-- Begin --

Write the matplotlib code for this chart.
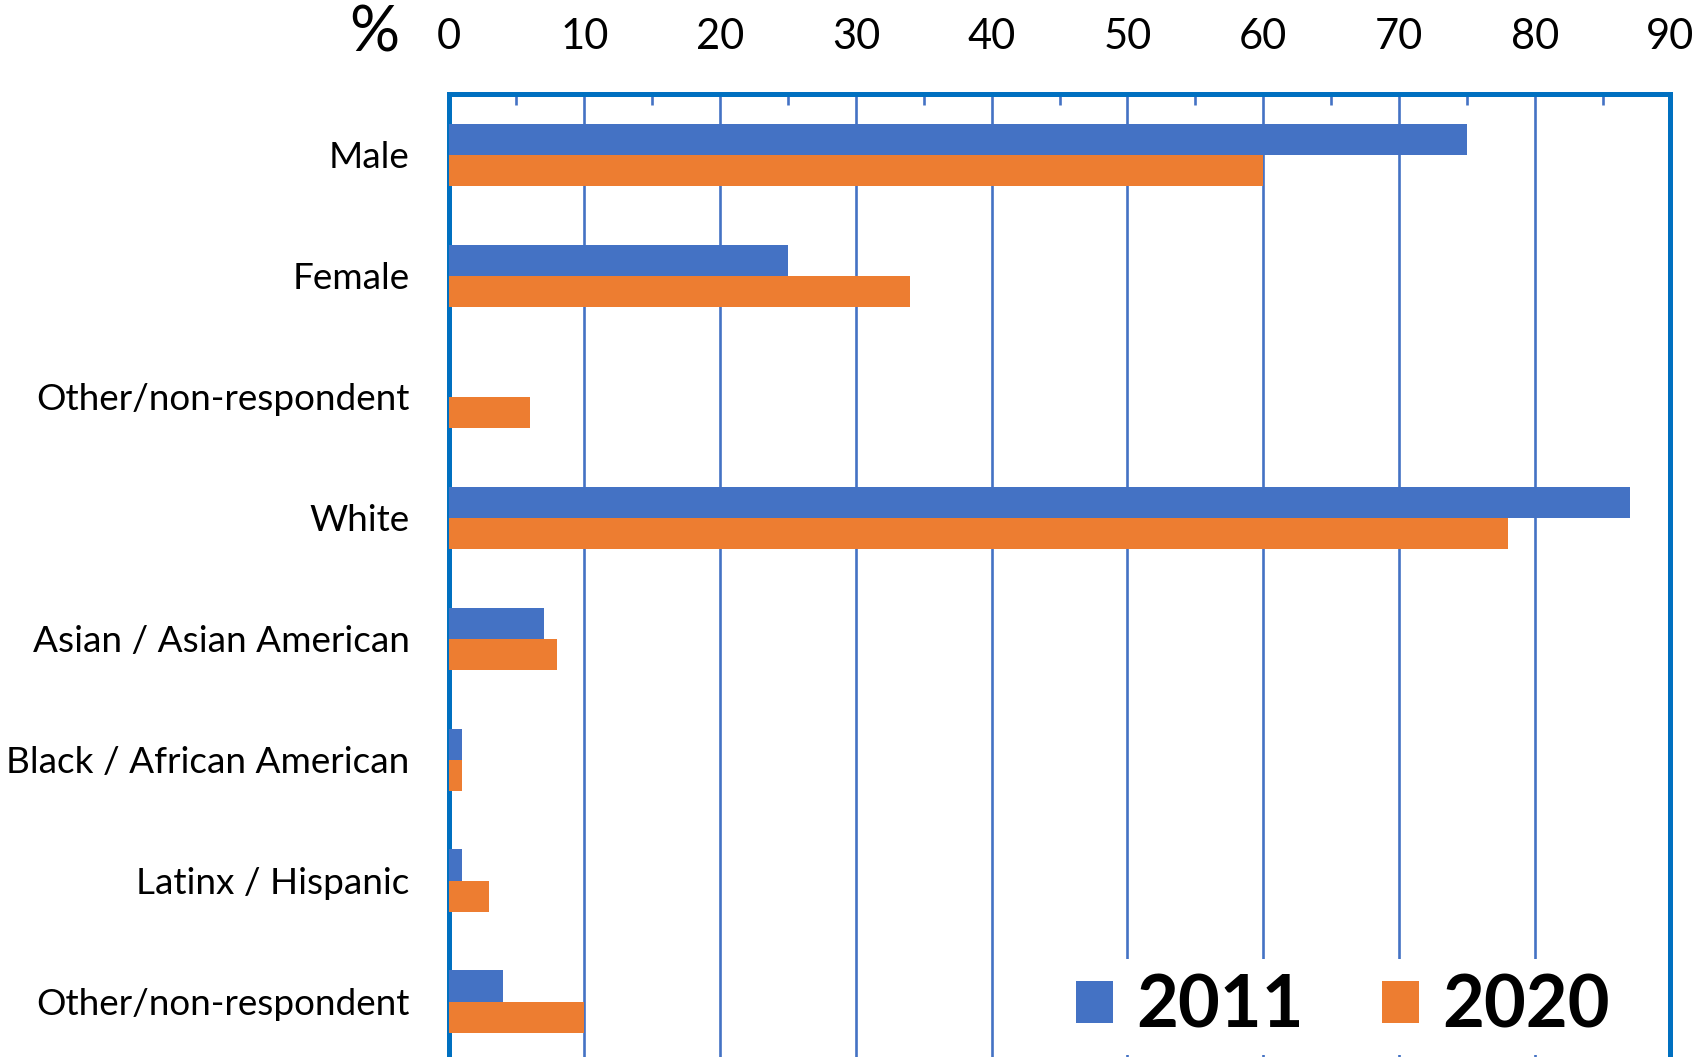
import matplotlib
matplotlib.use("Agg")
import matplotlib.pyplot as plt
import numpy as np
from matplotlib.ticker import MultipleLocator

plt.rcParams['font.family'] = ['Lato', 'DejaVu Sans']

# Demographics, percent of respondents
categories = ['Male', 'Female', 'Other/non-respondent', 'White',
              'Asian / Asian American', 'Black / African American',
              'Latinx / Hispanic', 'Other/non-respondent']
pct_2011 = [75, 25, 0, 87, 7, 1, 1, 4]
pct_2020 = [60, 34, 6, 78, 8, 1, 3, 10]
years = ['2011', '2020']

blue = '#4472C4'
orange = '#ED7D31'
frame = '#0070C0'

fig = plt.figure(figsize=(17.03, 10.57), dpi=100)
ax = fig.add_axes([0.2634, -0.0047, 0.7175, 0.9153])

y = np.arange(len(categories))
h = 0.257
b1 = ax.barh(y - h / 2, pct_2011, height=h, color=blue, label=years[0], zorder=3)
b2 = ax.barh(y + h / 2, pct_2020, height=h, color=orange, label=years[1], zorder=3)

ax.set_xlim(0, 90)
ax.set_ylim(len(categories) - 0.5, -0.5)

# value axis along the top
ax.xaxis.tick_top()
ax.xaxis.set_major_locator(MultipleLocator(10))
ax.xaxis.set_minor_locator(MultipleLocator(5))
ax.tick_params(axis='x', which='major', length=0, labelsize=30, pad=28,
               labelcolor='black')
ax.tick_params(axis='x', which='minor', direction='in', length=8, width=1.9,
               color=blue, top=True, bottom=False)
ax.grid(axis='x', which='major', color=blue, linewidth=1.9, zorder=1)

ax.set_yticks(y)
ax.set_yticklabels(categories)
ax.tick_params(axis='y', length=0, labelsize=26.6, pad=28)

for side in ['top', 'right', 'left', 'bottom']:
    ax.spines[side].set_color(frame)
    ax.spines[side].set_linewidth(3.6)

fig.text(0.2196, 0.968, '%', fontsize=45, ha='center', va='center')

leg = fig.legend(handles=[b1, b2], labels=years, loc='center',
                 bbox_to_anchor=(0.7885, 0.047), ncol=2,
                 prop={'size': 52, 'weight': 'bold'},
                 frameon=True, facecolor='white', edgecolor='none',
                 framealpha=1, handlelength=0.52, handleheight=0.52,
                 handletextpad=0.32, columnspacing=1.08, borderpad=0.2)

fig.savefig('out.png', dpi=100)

-- End --

• What the exercise asks:
Pictures are excluded: retype only the lines from the beginning of the listing above through the line with "ax = fig.add_axes([0.2634, -0.0047, 0.7175, 0.9153])", both included.

• Finished exercise:
Write the matplotlib code for this chart.
import matplotlib
matplotlib.use("Agg")
import matplotlib.pyplot as plt
import numpy as np
from matplotlib.ticker import MultipleLocator

plt.rcParams['font.family'] = ['Lato', 'DejaVu Sans']

# Demographics, percent of respondents
categories = ['Male', 'Female', 'Other/non-respondent', 'White',
              'Asian / Asian American', 'Black / African American',
              'Latinx / Hispanic', 'Other/non-respondent']
pct_2011 = [75, 25, 0, 87, 7, 1, 1, 4]
pct_2020 = [60, 34, 6, 78, 8, 1, 3, 10]
years = ['2011', '2020']

blue = '#4472C4'
orange = '#ED7D31'
frame = '#0070C0'

fig = plt.figure(figsize=(17.03, 10.57), dpi=100)
ax = fig.add_axes([0.2634, -0.0047, 0.7175, 0.9153])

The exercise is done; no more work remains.